### OBJECTIVE
Reproduce exactly, with no pictures, each line from the opening of the material down through the line containing "0.914, 0.978, 1.00];".

### COLLECTED DATA
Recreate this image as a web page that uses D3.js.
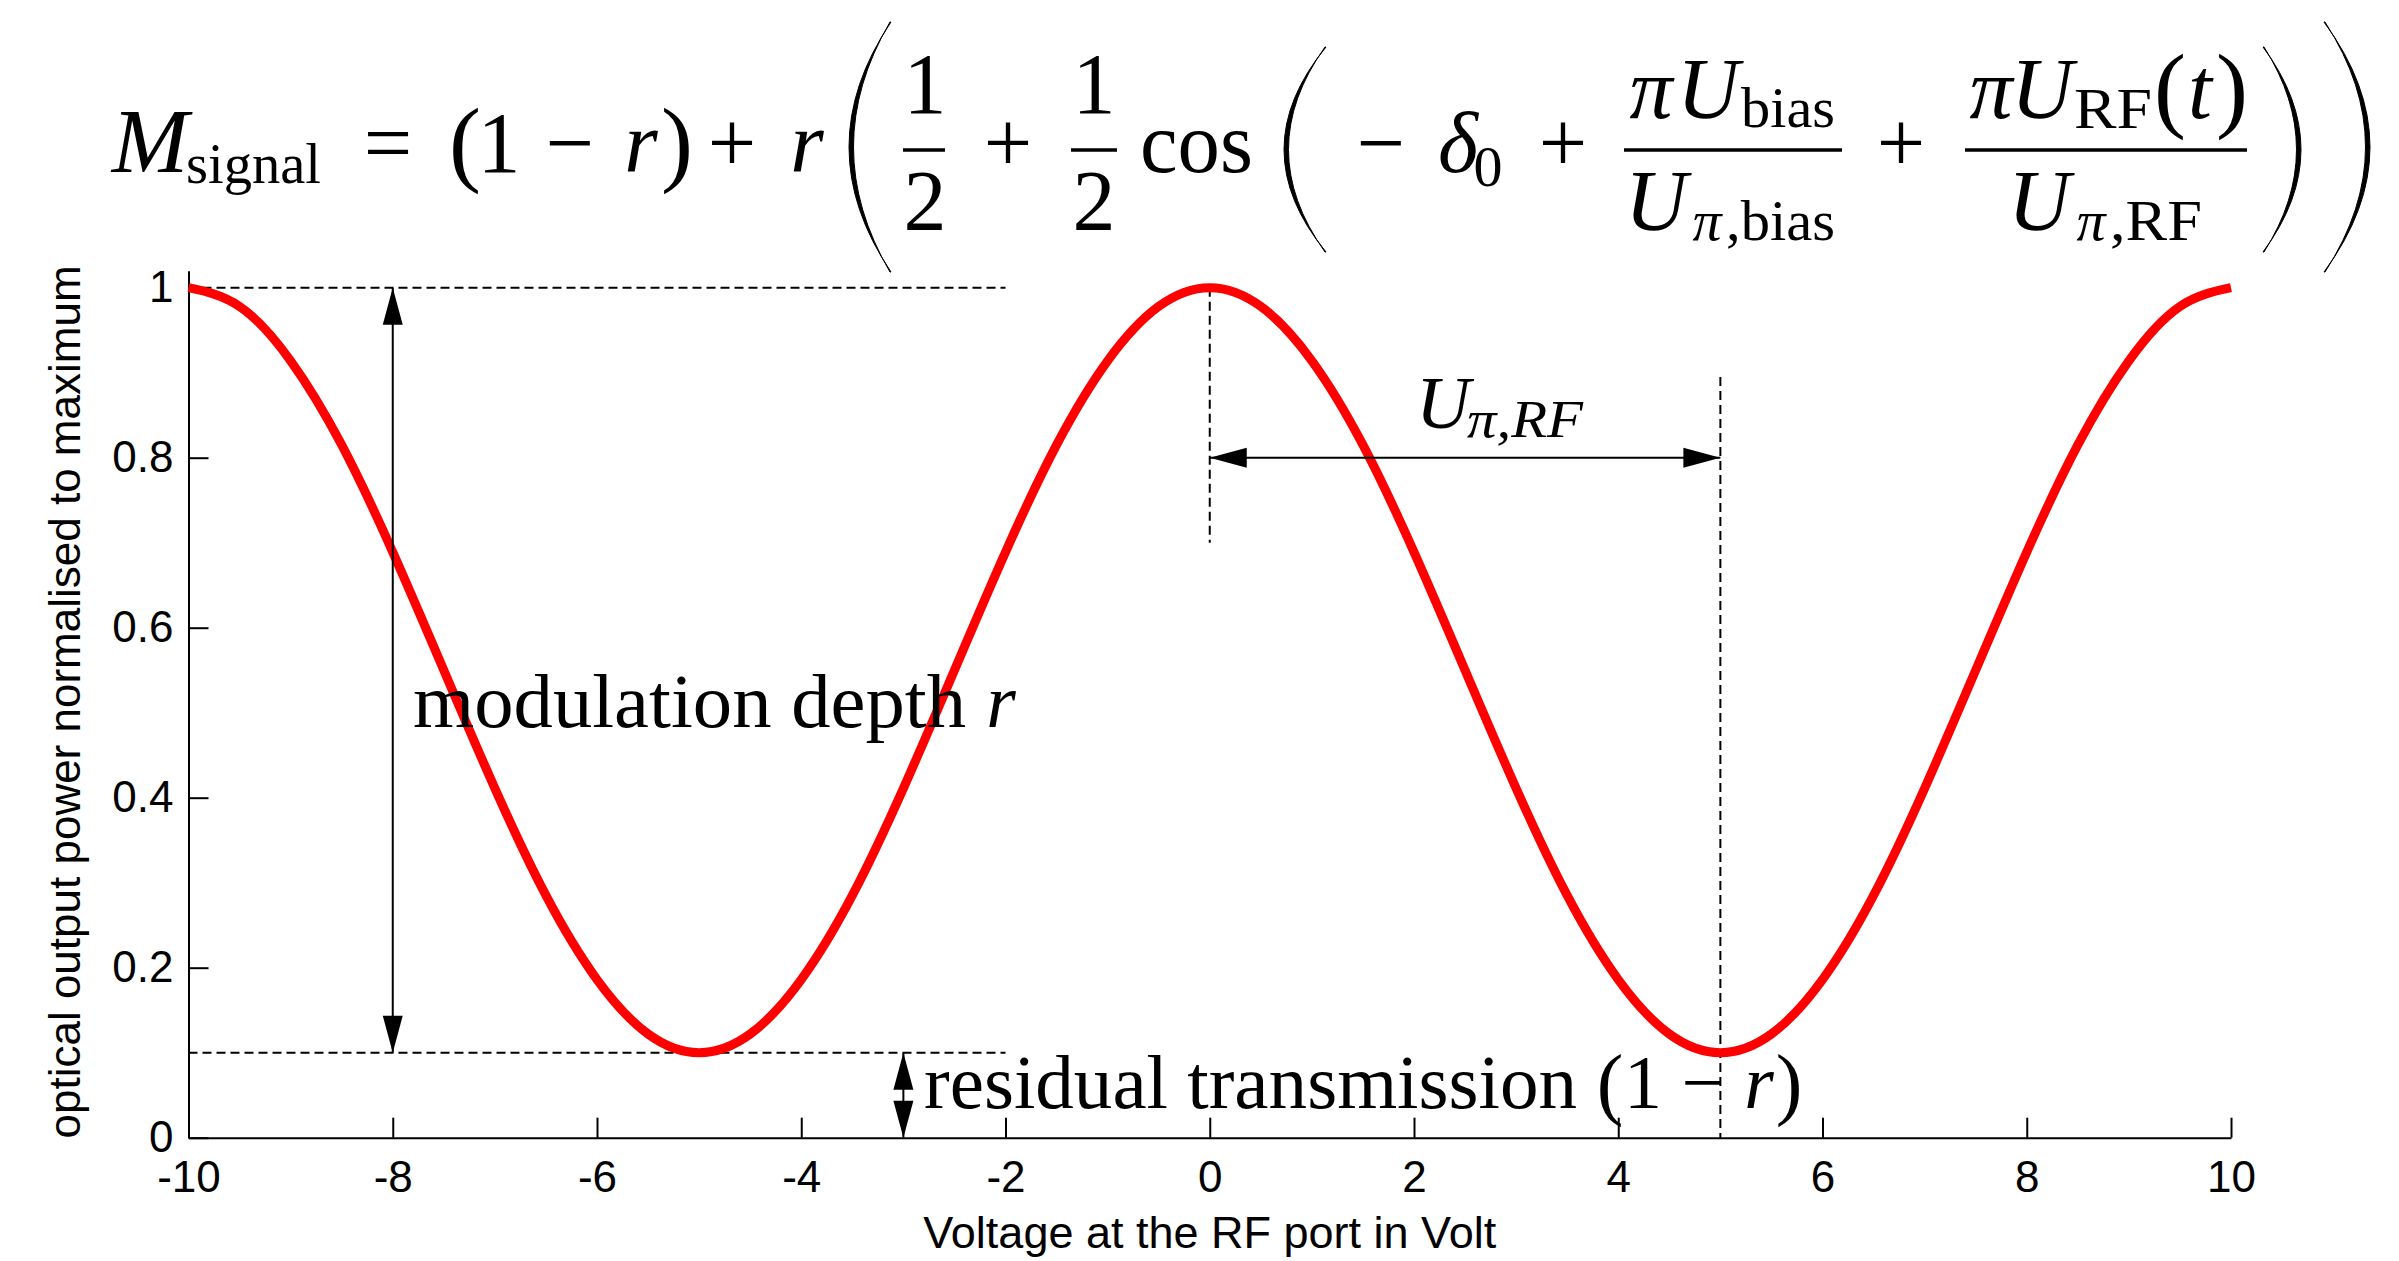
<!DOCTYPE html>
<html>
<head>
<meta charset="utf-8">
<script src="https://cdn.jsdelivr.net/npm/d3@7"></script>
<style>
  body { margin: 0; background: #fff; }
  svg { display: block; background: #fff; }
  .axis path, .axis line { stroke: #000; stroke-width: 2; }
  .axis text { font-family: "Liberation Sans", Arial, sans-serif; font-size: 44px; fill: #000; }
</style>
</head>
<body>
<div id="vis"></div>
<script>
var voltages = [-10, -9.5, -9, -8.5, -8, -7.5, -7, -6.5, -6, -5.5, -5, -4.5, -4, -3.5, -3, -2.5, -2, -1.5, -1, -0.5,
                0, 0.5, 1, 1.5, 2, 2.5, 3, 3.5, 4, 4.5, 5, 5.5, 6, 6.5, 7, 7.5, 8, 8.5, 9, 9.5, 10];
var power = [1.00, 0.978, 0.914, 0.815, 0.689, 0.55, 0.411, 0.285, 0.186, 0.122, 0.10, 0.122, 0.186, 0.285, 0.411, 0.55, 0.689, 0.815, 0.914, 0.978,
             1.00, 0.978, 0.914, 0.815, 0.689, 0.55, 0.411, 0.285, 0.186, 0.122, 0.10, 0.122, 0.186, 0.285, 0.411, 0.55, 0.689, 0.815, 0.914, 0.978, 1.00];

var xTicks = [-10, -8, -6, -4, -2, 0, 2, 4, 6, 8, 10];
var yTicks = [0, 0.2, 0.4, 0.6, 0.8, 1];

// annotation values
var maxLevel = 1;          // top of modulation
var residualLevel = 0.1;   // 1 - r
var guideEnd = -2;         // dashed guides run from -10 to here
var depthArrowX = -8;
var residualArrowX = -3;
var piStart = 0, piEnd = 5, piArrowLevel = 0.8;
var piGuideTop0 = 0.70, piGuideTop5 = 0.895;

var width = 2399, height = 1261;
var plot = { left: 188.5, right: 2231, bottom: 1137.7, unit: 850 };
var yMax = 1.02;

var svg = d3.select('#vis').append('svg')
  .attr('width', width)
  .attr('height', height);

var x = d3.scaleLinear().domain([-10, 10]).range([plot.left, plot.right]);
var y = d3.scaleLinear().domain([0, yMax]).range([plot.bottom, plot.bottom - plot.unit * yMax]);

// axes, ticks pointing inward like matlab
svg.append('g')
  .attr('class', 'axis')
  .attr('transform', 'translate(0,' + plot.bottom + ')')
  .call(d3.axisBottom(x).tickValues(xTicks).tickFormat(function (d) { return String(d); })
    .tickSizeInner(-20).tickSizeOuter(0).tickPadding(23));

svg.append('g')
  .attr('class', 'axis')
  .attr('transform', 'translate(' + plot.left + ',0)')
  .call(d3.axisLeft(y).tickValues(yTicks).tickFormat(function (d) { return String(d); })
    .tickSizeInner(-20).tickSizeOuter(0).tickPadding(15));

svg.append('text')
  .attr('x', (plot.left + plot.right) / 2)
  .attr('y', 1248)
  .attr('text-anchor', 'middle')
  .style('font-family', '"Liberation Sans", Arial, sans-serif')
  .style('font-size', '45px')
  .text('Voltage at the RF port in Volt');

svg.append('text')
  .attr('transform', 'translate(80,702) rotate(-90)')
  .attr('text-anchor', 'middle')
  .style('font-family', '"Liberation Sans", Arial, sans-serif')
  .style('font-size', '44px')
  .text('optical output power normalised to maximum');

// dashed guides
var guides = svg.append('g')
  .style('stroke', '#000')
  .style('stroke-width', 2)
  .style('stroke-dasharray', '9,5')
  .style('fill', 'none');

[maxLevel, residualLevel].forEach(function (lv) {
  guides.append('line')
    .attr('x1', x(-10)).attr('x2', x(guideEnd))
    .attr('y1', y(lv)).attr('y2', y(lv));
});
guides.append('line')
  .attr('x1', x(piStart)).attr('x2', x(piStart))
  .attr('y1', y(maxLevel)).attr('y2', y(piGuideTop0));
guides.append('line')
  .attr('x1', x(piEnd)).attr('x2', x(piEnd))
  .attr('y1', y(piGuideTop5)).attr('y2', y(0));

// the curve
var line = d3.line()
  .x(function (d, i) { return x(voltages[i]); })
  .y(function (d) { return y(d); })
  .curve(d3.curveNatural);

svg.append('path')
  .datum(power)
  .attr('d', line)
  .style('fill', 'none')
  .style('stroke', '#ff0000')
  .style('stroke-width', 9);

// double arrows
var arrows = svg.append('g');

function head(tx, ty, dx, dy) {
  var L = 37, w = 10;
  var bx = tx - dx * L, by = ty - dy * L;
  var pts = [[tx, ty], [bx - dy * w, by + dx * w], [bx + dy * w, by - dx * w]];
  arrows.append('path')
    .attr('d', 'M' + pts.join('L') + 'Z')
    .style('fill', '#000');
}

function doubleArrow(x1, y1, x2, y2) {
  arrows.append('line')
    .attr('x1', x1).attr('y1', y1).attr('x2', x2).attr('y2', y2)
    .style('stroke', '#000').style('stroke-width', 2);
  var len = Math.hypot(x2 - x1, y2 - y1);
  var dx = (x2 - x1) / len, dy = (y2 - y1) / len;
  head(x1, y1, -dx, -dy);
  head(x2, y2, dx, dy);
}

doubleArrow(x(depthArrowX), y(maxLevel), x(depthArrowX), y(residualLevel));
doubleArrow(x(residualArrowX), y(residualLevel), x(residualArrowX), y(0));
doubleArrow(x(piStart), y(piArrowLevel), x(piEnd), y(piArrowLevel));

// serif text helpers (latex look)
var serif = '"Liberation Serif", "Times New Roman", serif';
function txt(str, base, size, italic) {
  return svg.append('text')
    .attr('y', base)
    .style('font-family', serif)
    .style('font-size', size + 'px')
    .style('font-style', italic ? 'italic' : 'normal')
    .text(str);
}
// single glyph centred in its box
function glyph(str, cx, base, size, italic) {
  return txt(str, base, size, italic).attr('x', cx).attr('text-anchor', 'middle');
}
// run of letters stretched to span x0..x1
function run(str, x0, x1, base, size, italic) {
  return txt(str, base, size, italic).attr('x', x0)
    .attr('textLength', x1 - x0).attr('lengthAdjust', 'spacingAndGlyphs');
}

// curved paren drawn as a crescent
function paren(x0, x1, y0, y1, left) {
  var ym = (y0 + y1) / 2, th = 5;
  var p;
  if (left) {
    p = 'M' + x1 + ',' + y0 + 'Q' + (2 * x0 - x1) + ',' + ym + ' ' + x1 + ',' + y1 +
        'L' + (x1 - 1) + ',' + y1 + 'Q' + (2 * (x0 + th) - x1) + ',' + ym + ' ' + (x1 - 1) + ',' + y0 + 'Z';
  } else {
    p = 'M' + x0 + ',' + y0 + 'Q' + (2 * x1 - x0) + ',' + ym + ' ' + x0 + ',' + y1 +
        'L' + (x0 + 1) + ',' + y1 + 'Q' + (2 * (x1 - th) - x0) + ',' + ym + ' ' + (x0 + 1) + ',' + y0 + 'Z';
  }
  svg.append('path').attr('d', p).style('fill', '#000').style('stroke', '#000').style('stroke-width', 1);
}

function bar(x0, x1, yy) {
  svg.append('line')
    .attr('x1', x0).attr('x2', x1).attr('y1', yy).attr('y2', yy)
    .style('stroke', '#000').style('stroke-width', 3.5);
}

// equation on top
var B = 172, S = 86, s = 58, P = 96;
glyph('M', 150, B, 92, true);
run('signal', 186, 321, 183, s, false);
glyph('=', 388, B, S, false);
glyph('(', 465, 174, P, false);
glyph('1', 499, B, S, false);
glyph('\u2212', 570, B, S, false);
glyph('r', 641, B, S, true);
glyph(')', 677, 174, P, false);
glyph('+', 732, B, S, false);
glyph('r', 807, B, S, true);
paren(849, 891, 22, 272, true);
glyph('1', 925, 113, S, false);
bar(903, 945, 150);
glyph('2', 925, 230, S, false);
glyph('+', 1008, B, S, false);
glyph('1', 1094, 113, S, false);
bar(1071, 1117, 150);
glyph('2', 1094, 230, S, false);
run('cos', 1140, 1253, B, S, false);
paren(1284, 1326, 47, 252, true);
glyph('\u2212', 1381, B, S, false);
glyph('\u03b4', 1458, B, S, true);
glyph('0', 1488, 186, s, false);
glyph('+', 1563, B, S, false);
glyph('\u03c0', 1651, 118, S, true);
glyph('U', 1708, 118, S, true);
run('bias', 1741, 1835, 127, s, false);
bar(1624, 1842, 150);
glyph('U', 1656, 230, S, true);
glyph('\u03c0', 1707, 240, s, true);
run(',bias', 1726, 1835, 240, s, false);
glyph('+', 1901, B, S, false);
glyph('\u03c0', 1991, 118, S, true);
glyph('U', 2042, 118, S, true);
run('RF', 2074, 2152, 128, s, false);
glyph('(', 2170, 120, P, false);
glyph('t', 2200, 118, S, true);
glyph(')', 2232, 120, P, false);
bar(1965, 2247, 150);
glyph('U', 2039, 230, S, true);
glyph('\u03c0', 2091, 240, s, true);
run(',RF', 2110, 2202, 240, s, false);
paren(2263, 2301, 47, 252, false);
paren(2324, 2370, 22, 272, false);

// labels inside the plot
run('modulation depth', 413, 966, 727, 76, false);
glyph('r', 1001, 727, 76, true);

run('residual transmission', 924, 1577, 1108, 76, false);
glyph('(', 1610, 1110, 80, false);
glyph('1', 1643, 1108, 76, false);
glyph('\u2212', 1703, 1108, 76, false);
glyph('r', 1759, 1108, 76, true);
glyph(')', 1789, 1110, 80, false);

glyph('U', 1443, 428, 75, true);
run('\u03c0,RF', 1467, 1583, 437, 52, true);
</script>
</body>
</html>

### EXERCISE RESPONSE
Recreate this image as a web page that uses D3.js.
<!DOCTYPE html>
<html>
<head>
<meta charset="utf-8">
<script src="https://cdn.jsdelivr.net/npm/d3@7"></script>
<style>
  body { margin: 0; background: #fff; }
  svg { display: block; background: #fff; }
  .axis path, .axis line { stroke: #000; stroke-width: 2; }
  .axis text { font-family: "Liberation Sans", Arial, sans-serif; font-size: 44px; fill: #000; }
</style>
</head>
<body>
<div id="vis"></div>
<script>
var voltages = [-10, -9.5, -9, -8.5, -8, -7.5, -7, -6.5, -6, -5.5, -5, -4.5, -4, -3.5, -3, -2.5, -2, -1.5, -1, -0.5,
                0, 0.5, 1, 1.5, 2, 2.5, 3, 3.5, 4, 4.5, 5, 5.5, 6, 6.5, 7, 7.5, 8, 8.5, 9, 9.5, 10];
var power = [1.00, 0.978, 0.914, 0.815, 0.689, 0.55, 0.411, 0.285, 0.186, 0.122, 0.10, 0.122, 0.186, 0.285, 0.411, 0.55, 0.689, 0.815, 0.914, 0.978,
             1.00, 0.978, 0.914, 0.815, 0.689, 0.55, 0.411, 0.285, 0.186, 0.122, 0.10, 0.122, 0.186, 0.285, 0.411, 0.55, 0.689, 0.815, 0.914, 0.978, 1.00];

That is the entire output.